[Items from a data source]
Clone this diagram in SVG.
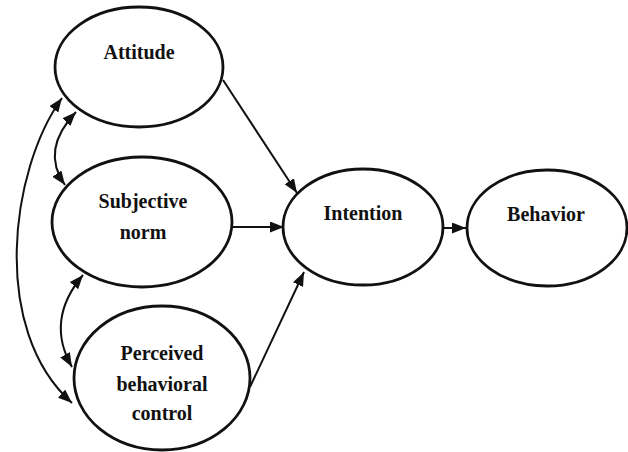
<svg xmlns="http://www.w3.org/2000/svg" width="628" height="452" viewBox="0 0 628 452">
<defs>
<marker id="ah" viewBox="0 0 14 11" refX="14" refY="5.5" markerWidth="14" markerHeight="11" markerUnits="userSpaceOnUse" orient="auto-start-reverse">
<path d="M0,0 L14,5.5 L0,11 Z" fill="#111"/>
</marker>
</defs>
<style>
.node ellipse{fill:#fff;stroke:#111;stroke-width:2.8}
.node text{font-family:"Liberation Serif","Times New Roman",serif;font-weight:bold;font-size:20px;fill:#111;text-anchor:middle}
.conn path{fill:none;stroke:#111;stroke-width:2}
</style>
<rect width="628" height="452" fill="#fff"/>
<g id="connectors" class="conn">
<path d="M223,80 L297,193" marker-end="url(#ah)"/>
<path d="M233,227 L284,227" marker-end="url(#ah)"/>
<path d="M250,387 L304,272" marker-end="url(#ah)"/>
<path d="M443,228 L466,228" marker-end="url(#ah)"/>
<path d="M76,112 Q40,150 65,185" marker-start="url(#ah)" marker-end="url(#ah)"/>
<path d="M83,275 Q45,320 72,367" marker-start="url(#ah)" marker-end="url(#ah)"/>
<path d="M62,98 C10,170 -10,330 72,403" marker-start="url(#ah)" marker-end="url(#ah)"/>
</g>
<g id="attitude" class="node">
<ellipse cx="139" cy="67" rx="84" ry="60"/>
<text x="139" y="59">Attitude</text>
</g>
<g id="subjective-norm" class="node">
<ellipse cx="142" cy="222" rx="90" ry="65"/>
<text x="143" y="208">Subjective</text>
<text x="143" y="239">norm</text>
</g>
<g id="pbc" class="node">
<ellipse cx="162" cy="378" rx="88" ry="72"/>
<text x="162" y="360">Perceived</text>
<text x="162" y="391">behavioral</text>
<text x="162" y="420">control</text>
</g>
<g id="intention" class="node">
<ellipse cx="363" cy="227" rx="80" ry="58"/>
<text x="363" y="220">Intention</text>
</g>
<g id="behavior" class="node">
<ellipse cx="547" cy="228" rx="80" ry="58"/>
<text x="546" y="221">Behavior</text>
</g>
</svg>
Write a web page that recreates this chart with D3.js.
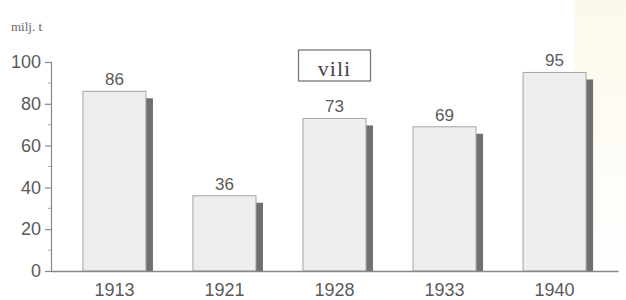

• [Brief]:
Extract all the entries word for word; omit any pictures.

• [Reply to the exercise]:
Clone this diagram in SVG.
<svg xmlns="http://www.w3.org/2000/svg" width="628" height="452" viewBox="0 0 628 452">
<defs>
<marker id="ah" viewBox="0 0 14 11" refX="14" refY="5.5" markerWidth="14" markerHeight="11" markerUnits="userSpaceOnUse" orient="auto-start-reverse">
<path d="M0,0 L14,5.5 L0,11 Z" fill="#111"/>
</marker>
</defs>
<style>
.node ellipse{fill:#fff;stroke:#111;stroke-width:2.8}
.node text{font-family:"Liberation Serif","Times New Roman",serif;font-weight:bold;font-size:20px;fill:#111;text-anchor:middle}
.conn path{fill:none;stroke:#111;stroke-width:2}
</style>
<rect width="628" height="452" fill="#fff"/>
<g id="connectors" class="conn">
<path d="M223,80 L297,193" marker-end="url(#ah)"/>
<path d="M233,227 L284,227" marker-end="url(#ah)"/>
<path d="M250,387 L304,272" marker-end="url(#ah)"/>
<path d="M443,228 L466,228" marker-end="url(#ah)"/>
<path d="M76,112 Q40,150 65,185" marker-start="url(#ah)" marker-end="url(#ah)"/>
<path d="M83,275 Q45,320 72,367" marker-start="url(#ah)" marker-end="url(#ah)"/>
<path d="M62,98 C10,170 -10,330 72,403" marker-start="url(#ah)" marker-end="url(#ah)"/>
</g>
<g id="attitude" class="node">
<ellipse cx="139" cy="67" rx="84" ry="60"/>
<text x="139" y="59">Attitude</text>
</g>
<g id="subjective-norm" class="node">
<ellipse cx="142" cy="222" rx="90" ry="65"/>
<text x="143" y="208">Subjective</text>
<text x="143" y="239">norm</text>
</g>
<g id="pbc" class="node">
<ellipse cx="162" cy="378" rx="88" ry="72"/>
<text x="162" y="360">Perceived</text>
<text x="162" y="391">behavioral</text>
<text x="162" y="420">control</text>
</g>
<g id="intention" class="node">
<ellipse cx="363" cy="227" rx="80" ry="58"/>
<text x="363" y="220">Intention</text>
</g>
<g id="behavior" class="node">
<ellipse cx="547" cy="228" rx="80" ry="58"/>
<text x="546" y="221">Behavior</text>
</g>
</svg>
Write a web page that recreates this chart with D3.js.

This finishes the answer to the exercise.